Entrepreneur of The Month: Melky Cabrera

20 08 2012

August’s entrepreneur of the month comes to us all the way from San Francisco. He’s been thoroughly dominating the 2012 MLB season up until, ehhhh about Thursday of last week when he tested positive for synthetic testosterone in a random urine drug screening. Basically, as most baseball fans already know, Melky Cabrera got caught juicing with his pants at his ankles and a Barry Bonds-size syringe in his b cheeks. Rough news for the Melk Man to say the least. At this point you’re probably thinking, so far none of this has anything to do with entrepreneurship, JD. What gives? Relax Myme nation, it’s Cabrera’s cover-up attempt earlier this summer that happens to be chock full o’ the entrepreneurial spirit. The Giants all star basically hatched a plan to create a fake website for a fake product that he could then say he used, thus the reason for his spike in synthetic testosterone. Fug’zin entrepreneurial genius, eh?

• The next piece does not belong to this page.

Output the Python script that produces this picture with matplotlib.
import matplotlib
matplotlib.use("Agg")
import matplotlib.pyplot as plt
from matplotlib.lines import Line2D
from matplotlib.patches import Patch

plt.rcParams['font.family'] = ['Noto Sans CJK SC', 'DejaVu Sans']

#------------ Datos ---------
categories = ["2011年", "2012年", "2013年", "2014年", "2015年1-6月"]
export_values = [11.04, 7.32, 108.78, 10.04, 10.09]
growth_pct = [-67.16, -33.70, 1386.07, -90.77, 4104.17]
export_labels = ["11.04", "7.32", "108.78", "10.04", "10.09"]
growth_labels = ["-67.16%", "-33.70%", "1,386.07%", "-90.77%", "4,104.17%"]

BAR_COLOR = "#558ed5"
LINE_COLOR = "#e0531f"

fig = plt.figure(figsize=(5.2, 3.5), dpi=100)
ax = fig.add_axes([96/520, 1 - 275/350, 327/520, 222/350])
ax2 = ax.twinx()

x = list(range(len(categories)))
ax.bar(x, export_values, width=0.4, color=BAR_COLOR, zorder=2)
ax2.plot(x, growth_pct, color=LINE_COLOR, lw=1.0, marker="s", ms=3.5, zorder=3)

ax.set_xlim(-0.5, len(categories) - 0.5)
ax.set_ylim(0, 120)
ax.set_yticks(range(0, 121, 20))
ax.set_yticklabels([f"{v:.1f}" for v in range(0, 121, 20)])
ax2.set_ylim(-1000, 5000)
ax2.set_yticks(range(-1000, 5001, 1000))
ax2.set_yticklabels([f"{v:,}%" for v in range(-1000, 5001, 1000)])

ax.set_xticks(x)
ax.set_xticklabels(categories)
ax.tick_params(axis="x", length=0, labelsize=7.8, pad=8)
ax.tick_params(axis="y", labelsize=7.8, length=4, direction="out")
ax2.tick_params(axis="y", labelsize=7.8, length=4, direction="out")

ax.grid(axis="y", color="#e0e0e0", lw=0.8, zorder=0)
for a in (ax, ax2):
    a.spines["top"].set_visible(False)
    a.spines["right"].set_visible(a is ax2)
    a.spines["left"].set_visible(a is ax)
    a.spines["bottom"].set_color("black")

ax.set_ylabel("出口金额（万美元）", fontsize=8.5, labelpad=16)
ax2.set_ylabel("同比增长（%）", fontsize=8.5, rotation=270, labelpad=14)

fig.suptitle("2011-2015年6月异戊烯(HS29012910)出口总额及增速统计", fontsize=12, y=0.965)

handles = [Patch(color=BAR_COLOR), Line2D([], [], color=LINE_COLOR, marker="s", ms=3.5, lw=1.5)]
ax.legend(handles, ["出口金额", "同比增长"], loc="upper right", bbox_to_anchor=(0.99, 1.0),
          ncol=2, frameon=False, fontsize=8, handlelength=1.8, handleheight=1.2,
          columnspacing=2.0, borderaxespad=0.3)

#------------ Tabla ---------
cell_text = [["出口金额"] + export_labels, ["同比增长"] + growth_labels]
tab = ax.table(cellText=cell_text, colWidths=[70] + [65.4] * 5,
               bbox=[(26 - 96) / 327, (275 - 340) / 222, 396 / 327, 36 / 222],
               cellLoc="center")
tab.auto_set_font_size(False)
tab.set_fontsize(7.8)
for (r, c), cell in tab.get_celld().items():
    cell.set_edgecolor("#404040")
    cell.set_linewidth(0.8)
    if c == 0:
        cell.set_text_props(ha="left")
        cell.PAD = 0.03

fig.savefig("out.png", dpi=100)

Fake it til you make it, demonstrated to a T. And isn’t that what being an entrepreneur is all about, folks? Nobody starts a business knowing what the fuck they’re doing. It’s basically a massive roll of the dice. Last I checked, you pretty much just jump in blind and hope for the best. Take the Beanie Babies guy for example. No way in hell he had a clue how the stuffed animal game worked in 93. But he dove in head first and before long kids across the globe were wetting themselves for a chance to buy “Peace” the tye dyed beanie baby bear. Fast forward 15 years, Beanie Babies are worthless and that dude is still rich as hell, probably getting his meat helmet sucked by Brazilian sluts in his mansion seven days a week.

Melky used that same theory. He figured, shit I’m going to test positive regardless, might as well try and pull a fast one on MLB and the players union with a super legit fake website. Here, take $10,000 and pay some nerd to build it, I’ll be dominating the MLB All Star game. Kinda sounds like the plot to Accepted, doesn’t it Justin Long? Well if it hadn’t been for famed FDA investigator Jeff Novitzky and agents from MLB’s investigative arm and those meddling kids, he would’ve gotten away with it too.

“Yeah, so Melky we found this giant jug o roids in your kitchen.”

“Huh….that’s weird because CHECK OUT MY NEAT NEW WEBSITE.”

“See you at the ballpark tomorrow!”

I for one, applaud Melky’s move here. Yeah it sucks he’s tarnished his reputation and career forever but it kind of seems like the perfect publicity stunt to eventually re-launch the fake website and start selling some real shit. Melk knows he’s going to have a lot of free time on his hands. Maybe dick enlargement pills or a Muscle-Melk type rip off product? I’d buy both of those products. The rest of America might boo you once the 50 game suspension (maybe more) is up, but not I. I’m officially on the Melk wagon.